(Charts and diagrams as code)

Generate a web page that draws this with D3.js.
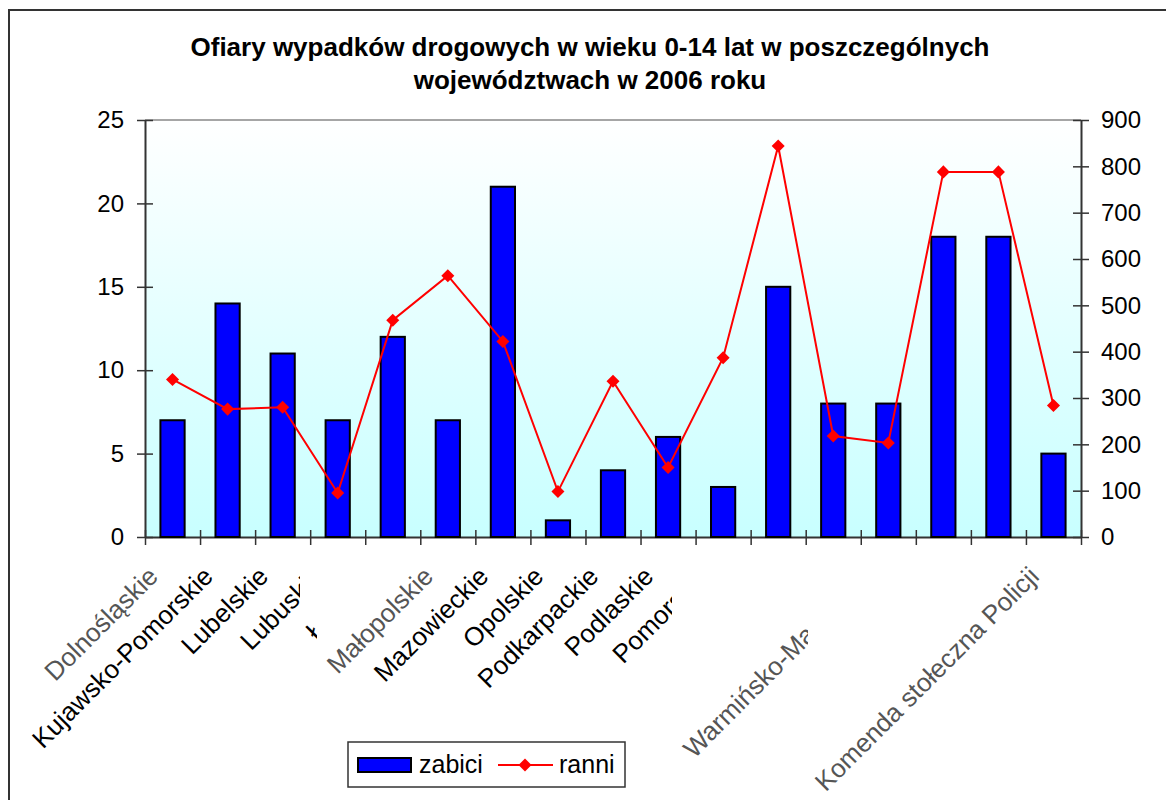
<!DOCTYPE html>
<html>
<head>
<meta charset="utf-8">
<script src="https://cdn.jsdelivr.net/npm/d3@7"></script>
<style>
  body { margin: 0; background: #fff; }
  text { font-family: Arial, "Liberation Sans", sans-serif; }
</style>
</head>
<body>
<div id="chart"></div>
<script>
// data
var categories = ["Dolnośląskie", "Kujawsko-Pomorskie", "Lubelskie", "Lubuskie", "Łódzkie",
  "Małopolskie", "Mazowieckie", "Opolskie", "Podkarpackie", "Podlaskie", "Pomorskie",
  "Śląskie", "Świętokrzyskie", "Warmińsko-Mazurskie", "Wielkopolskie", "Zachodniopomorskie",
  "Komenda stołeczna Policji"];
var zabici = [7, 14, 11, 7, 12, 7, 21, 1, 4, 6, 3, 15, 8, 8, 18, 18, 5];
var ranni = [340, 276, 280, 95, 468, 564, 422, 98, 336, 150, 387, 844, 218, 203, 788, 788, 284];
var leftTicks = [0, 5, 10, 15, 20, 25];
var rightTicks = [0, 100, 200, 300, 400, 500, 600, 700, 800, 900];
var titleLines = ["Ofiary wypadków drogowych w wieku 0-14 lat w poszczególnych",
  "województwach w 2006 roku"];
var seriesNames = ["zabici", "ranni"];

var svgWidth = 1166;
var svgHeight = 800;

var margin = {
    top: 120,
    right: 85,
    bottom: 263,
    left: 145
};

var width = svgWidth - margin.left - margin.right;
var height = svgHeight - margin.top - margin.bottom;

var svg = d3.select("#chart")
    .append("svg")
    .attr("width", svgWidth)
    .attr("height", svgHeight);

// outer frame of the chart (only top and left edges visible)
svg.append("path")
    .attr("d", "M9,800V10H1166")
    .attr("fill", "none")
    .attr("stroke", "#333")
    .attr("stroke-width", 2);

// title
svg.append("g").selectAll("text")
    .data(titleLines)
    .enter()
    .append("text")
    .attr("x", 590)
    .attr("y", (d, i) => 56 + i * 33)
    .attr("text-anchor", "middle")
    .style("font-size", "26px")
    .style("font-weight", "bold")
    .text(d => d);

// plot background gradient
var grad = svg.append("defs").append("linearGradient")
    .attr("id", "bg")
    .attr("x1", 0).attr("y1", 0).attr("x2", 0).attr("y2", 1);
grad.append("stop").attr("offset", "0%").attr("stop-color", "#ffffff");
grad.append("stop").attr("offset", "100%").attr("stop-color", "#c8ffff");

var chartGroup = svg.append("g")
    .attr("transform", `translate(${margin.left}, ${margin.top})`);

chartGroup.append("rect")
    .attr("width", width)
    .attr("height", height)
    .attr("fill", "url(#bg)");

chartGroup.append("line")
    .attr("x1", 0).attr("x2", width)
    .attr("y1", 0).attr("y2", 0)
    .attr("stroke", "#888")
    .attr("stroke-width", 1.5);

// scales
var xBand = d3.scaleBand()
    .domain(categories)
    .range([0, width])
    .paddingInner(0.56)
    .paddingOuter(0.28);

var xEdge = d3.scaleLinear()
    .domain([0, categories.length])
    .range([0, width]);

var yLeft = d3.scaleLinear()
    .domain([0, 25])
    .range([height, 0]);

var yRight = d3.scaleLinear()
    .domain([0, 900])
    .range([height, 0]);

// axes
var leftAxis = d3.axisLeft(yLeft).tickValues(leftTicks).tickSize(16).tickSizeOuter(0).tickPadding(5);
var rightAxis = d3.axisRight(yRight).tickValues(rightTicks).tickSize(16).tickSizeOuter(0).tickPadding(4);
var bottomAxis = d3.axisBottom(xEdge).tickValues(d3.range(categories.length + 1))
    .tickFormat("").tickSize(15).tickSizeOuter(0);

var gl = chartGroup.append("g").call(leftAxis);
gl.selectAll(".tick line").attr("x1", 8).attr("x2", -8);

var gr = chartGroup.append("g")
    .attr("transform", `translate(${width}, 0)`)
    .call(rightAxis);
gr.selectAll(".tick line").attr("x1", -8).attr("x2", 8);

var gb = chartGroup.append("g")
    .attr("transform", `translate(0, ${height})`)
    .call(bottomAxis);
gb.selectAll(".tick line").attr("y1", -7).attr("y2", 8);

[gl, gr, gb].forEach(function(g) {
    g.selectAll(".domain").attr("stroke", "#333").attr("stroke-width", 2);
    g.selectAll(".tick line").attr("stroke", "#333").attr("stroke-width", 1.5);
    g.selectAll(".tick text").style("font-size", "24px").attr("fill", "#000");
});

// bars
chartGroup.selectAll(".bar")
    .data(zabici)
    .enter()
    .append("rect")
    .attr("class", "bar")
    .attr("x", (d, i) => xBand(categories[i]))
    .attr("y", d => yLeft(d))
    .attr("width", xBand.bandwidth())
    .attr("height", d => height - yLeft(d))
    .attr("fill", "#0000ff")
    .attr("stroke", "#000")
    .attr("stroke-width", 2);

// line with diamond markers
var line = d3.line()
    .x((d, i) => xBand(categories[i]) + xBand.bandwidth() / 2)
    .y(d => yRight(d));

chartGroup.append("path")
    .datum(ranni)
    .attr("d", line)
    .attr("fill", "none")
    .attr("stroke", "#ff0000")
    .attr("stroke-width", 2);

var diamond = d3.symbol().type(d3.symbolSquare).size(85);
chartGroup.selectAll(".marker")
    .data(ranni)
    .enter()
    .append("path")
    .attr("class", "marker")
    .attr("d", diamond)
    .attr("transform", (d, i) => `translate(${xBand(categories[i]) + xBand.bandwidth() / 2}, ${yRight(d)}) rotate(45)`)
    .attr("fill", "#ff0000");

// category labels, rotated; some are cut off or hidden as in the original export
var cutRight = { 3: 300, 4: 317, 10: 672, 13: 808 };
var hidden = { 11: 1, 12: 1, 14: 1, 15: 1 };
var faint = { 0: 1, 5: 1, 13: 1, 16: 1 };
var defs = svg.select("defs");
var labelGroup = svg.append("g");
categories.forEach(function(c, i) {
    if (hidden[i]) return;
    var g = labelGroup.append("g");
    if (cutRight[i]) {
        defs.append("clipPath").attr("id", "cut" + i)
            .append("rect")
            .attr("x", 0).attr("y", 540)
            .attr("width", cutRight[i]).attr("height", 260);
        g.attr("clip-path", `url(#cut${i})`);
    }
    var lx = margin.left + xBand(c) + xBand.bandwidth() / 2 - 13;
    var ly = margin.top + height + 41;
    g.append("text")
        .attr("transform", `translate(${lx}, ${ly}) rotate(-45)`)
        .attr("text-anchor", "end")
        .style("font-size", "26px")
        .attr("fill", faint[i] ? "#555" : "#000")
        .text(c);
});

// legend
var legend = svg.append("g").attr("transform", "translate(348, 742)");
legend.append("rect")
    .attr("width", 277).attr("height", 45)
    .attr("fill", "#fff")
    .attr("stroke", "#333")
    .attr("stroke-width", 1.5);
legend.append("rect")
    .attr("x", 10).attr("y", 16)
    .attr("width", 53).attr("height", 14)
    .attr("fill", "#0000ff")
    .attr("stroke", "#000")
    .attr("stroke-width", 2);
legend.append("text")
    .attr("x", 71).attr("y", 31)
    .style("font-size", "25px")
    .text(seriesNames[0]);
legend.append("line")
    .attr("x1", 150).attr("x2", 205)
    .attr("y1", 23).attr("y2", 23)
    .attr("stroke", "#ff0000")
    .attr("stroke-width", 2);
legend.append("path")
    .attr("d", diamond)
    .attr("transform", "translate(177, 23) rotate(45)")
    .attr("fill", "#ff0000");
legend.append("text")
    .attr("x", 211).attr("y", 31)
    .style("font-size", "25px")
    .text(seriesNames[1]);
</script>
</body>
</html>
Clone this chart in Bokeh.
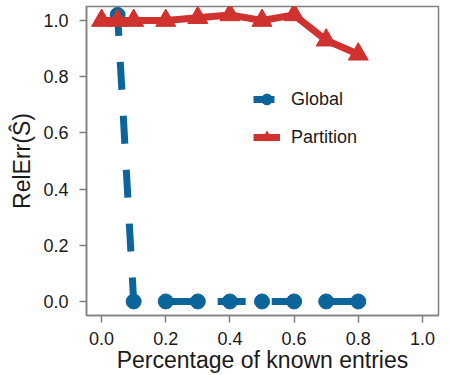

WHAT TO WORK ON — Quote every entry exactly, with the pictures omitted.

RESPONSE —
Generate a web page that draws this with D3.js.
<!DOCTYPE html>
<html>
<head>
<meta charset="utf-8">
<script src="https://cdn.jsdelivr.net/npm/d3@7"></script>
<style>
  body { margin: 0; background: #fff; }
  text { font-family: Arial, "Liberation Sans", sans-serif; }
</style>
</head>
<body>
<div id="chart"></div>
<script>
// data
var categories = ["Dolnośląskie", "Kujawsko-Pomorskie", "Lubelskie", "Lubuskie", "Łódzkie",
  "Małopolskie", "Mazowieckie", "Opolskie", "Podkarpackie", "Podlaskie", "Pomorskie",
  "Śląskie", "Świętokrzyskie", "Warmińsko-Mazurskie", "Wielkopolskie", "Zachodniopomorskie",
  "Komenda stołeczna Policji"];
var zabici = [7, 14, 11, 7, 12, 7, 21, 1, 4, 6, 3, 15, 8, 8, 18, 18, 5];
var ranni = [340, 276, 280, 95, 468, 564, 422, 98, 336, 150, 387, 844, 218, 203, 788, 788, 284];
var leftTicks = [0, 5, 10, 15, 20, 25];
var rightTicks = [0, 100, 200, 300, 400, 500, 600, 700, 800, 900];
var titleLines = ["Ofiary wypadków drogowych w wieku 0-14 lat w poszczególnych",
  "województwach w 2006 roku"];
var seriesNames = ["zabici", "ranni"];

var svgWidth = 1166;
var svgHeight = 800;

var margin = {
    top: 120,
    right: 85,
    bottom: 263,
    left: 145
};

var width = svgWidth - margin.left - margin.right;
var height = svgHeight - margin.top - margin.bottom;

var svg = d3.select("#chart")
    .append("svg")
    .attr("width", svgWidth)
    .attr("height", svgHeight);

// outer frame of the chart (only top and left edges visible)
svg.append("path")
    .attr("d", "M9,800V10H1166")
    .attr("fill", "none")
    .attr("stroke", "#333")
    .attr("stroke-width", 2);

// title
svg.append("g").selectAll("text")
    .data(titleLines)
    .enter()
    .append("text")
    .attr("x", 590)
    .attr("y", (d, i) => 56 + i * 33)
    .attr("text-anchor", "middle")
    .style("font-size", "26px")
    .style("font-weight", "bold")
    .text(d => d);

// plot background gradient
var grad = svg.append("defs").append("linearGradient")
    .attr("id", "bg")
    .attr("x1", 0).attr("y1", 0).attr("x2", 0).attr("y2", 1);
grad.append("stop").attr("offset", "0%").attr("stop-color", "#ffffff");
grad.append("stop").attr("offset", "100%").attr("stop-color", "#c8ffff");

var chartGroup = svg.append("g")
    .attr("transform", `translate(${margin.left}, ${margin.top})`);

chartGroup.append("rect")
    .attr("width", width)
    .attr("height", height)
    .attr("fill", "url(#bg)");

chartGroup.append("line")
    .attr("x1", 0).attr("x2", width)
    .attr("y1", 0).attr("y2", 0)
    .attr("stroke", "#888")
    .attr("stroke-width", 1.5);

// scales
var xBand = d3.scaleBand()
    .domain(categories)
    .range([0, width])
    .paddingInner(0.56)
    .paddingOuter(0.28);

var xEdge = d3.scaleLinear()
    .domain([0, categories.length])
    .range([0, width]);

var yLeft = d3.scaleLinear()
    .domain([0, 25])
    .range([height, 0]);

var yRight = d3.scaleLinear()
    .domain([0, 900])
    .range([height, 0]);

// axes
var leftAxis = d3.axisLeft(yLeft).tickValues(leftTicks).tickSize(16).tickSizeOuter(0).tickPadding(5);
var rightAxis = d3.axisRight(yRight).tickValues(rightTicks).tickSize(16).tickSizeOuter(0).tickPadding(4);
var bottomAxis = d3.axisBottom(xEdge).tickValues(d3.range(categories.length + 1))
    .tickFormat("").tickSize(15).tickSizeOuter(0);

var gl = chartGroup.append("g").call(leftAxis);
gl.selectAll(".tick line").attr("x1", 8).attr("x2", -8);

var gr = chartGroup.append("g")
    .attr("transform", `translate(${width}, 0)`)
    .call(rightAxis);
gr.selectAll(".tick line").attr("x1", -8).attr("x2", 8);

var gb = chartGroup.append("g")
    .attr("transform", `translate(0, ${height})`)
    .call(bottomAxis);
gb.selectAll(".tick line").attr("y1", -7).attr("y2", 8);

[gl, gr, gb].forEach(function(g) {
    g.selectAll(".domain").attr("stroke", "#333").attr("stroke-width", 2);
    g.selectAll(".tick line").attr("stroke", "#333").attr("stroke-width", 1.5);
    g.selectAll(".tick text").style("font-size", "24px").attr("fill", "#000");
});

// bars
chartGroup.selectAll(".bar")
    .data(zabici)
    .enter()
    .append("rect")
    .attr("class", "bar")
    .attr("x", (d, i) => xBand(categories[i]))
    .attr("y", d => yLeft(d))
    .attr("width", xBand.bandwidth())
    .attr("height", d => height - yLeft(d))
    .attr("fill", "#0000ff")
    .attr("stroke", "#000")
    .attr("stroke-width", 2);

// line with diamond markers
var line = d3.line()
    .x((d, i) => xBand(categories[i]) + xBand.bandwidth() / 2)
    .y(d => yRight(d));

chartGroup.append("path")
    .datum(ranni)
    .attr("d", line)
    .attr("fill", "none")
    .attr("stroke", "#ff0000")
    .attr("stroke-width", 2);

var diamond = d3.symbol().type(d3.symbolSquare).size(85);
chartGroup.selectAll(".marker")
    .data(ranni)
    .enter()
    .append("path")
    .attr("class", "marker")
    .attr("d", diamond)
    .attr("transform", (d, i) => `translate(${xBand(categories[i]) + xBand.bandwidth() / 2}, ${yRight(d)}) rotate(45)`)
    .attr("fill", "#ff0000");

// category labels, rotated; some are cut off or hidden as in the original export
var cutRight = { 3: 300, 4: 317, 10: 672, 13: 808 };
var hidden = { 11: 1, 12: 1, 14: 1, 15: 1 };
var faint = { 0: 1, 5: 1, 13: 1, 16: 1 };
var defs = svg.select("defs");
var labelGroup = svg.append("g");
categories.forEach(function(c, i) {
    if (hidden[i]) return;
    var g = labelGroup.append("g");
    if (cutRight[i]) {
        defs.append("clipPath").attr("id", "cut" + i)
            .append("rect")
            .attr("x", 0).attr("y", 540)
            .attr("width", cutRight[i]).attr("height", 260);
        g.attr("clip-path", `url(#cut${i})`);
    }
    var lx = margin.left + xBand(c) + xBand.bandwidth() / 2 - 13;
    var ly = margin.top + height + 41;
    g.append("text")
        .attr("transform", `translate(${lx}, ${ly}) rotate(-45)`)
        .attr("text-anchor", "end")
        .style("font-size", "26px")
        .attr("fill", faint[i] ? "#555" : "#000")
        .text(c);
});

// legend
var legend = svg.append("g").attr("transform", "translate(348, 742)");
legend.append("rect")
    .attr("width", 277).attr("height", 45)
    .attr("fill", "#fff")
    .attr("stroke", "#333")
    .attr("stroke-width", 1.5);
legend.append("rect")
    .attr("x", 10).attr("y", 16)
    .attr("width", 53).attr("height", 14)
    .attr("fill", "#0000ff")
    .attr("stroke", "#000")
    .attr("stroke-width", 2);
legend.append("text")
    .attr("x", 71).attr("y", 31)
    .style("font-size", "25px")
    .text(seriesNames[0]);
legend.append("line")
    .attr("x1", 150).attr("x2", 205)
    .attr("y1", 23).attr("y2", 23)
    .attr("stroke", "#ff0000")
    .attr("stroke-width", 2);
legend.append("path")
    .attr("d", diamond)
    .attr("transform", "translate(177, 23) rotate(45)")
    .attr("fill", "#ff0000");
legend.append("text")
    .attr("x", 211).attr("y", 31)
    .style("font-size", "25px")
    .text(seriesNames[1]);
</script>
</body>
</html>
Clone this chart in Bokeh.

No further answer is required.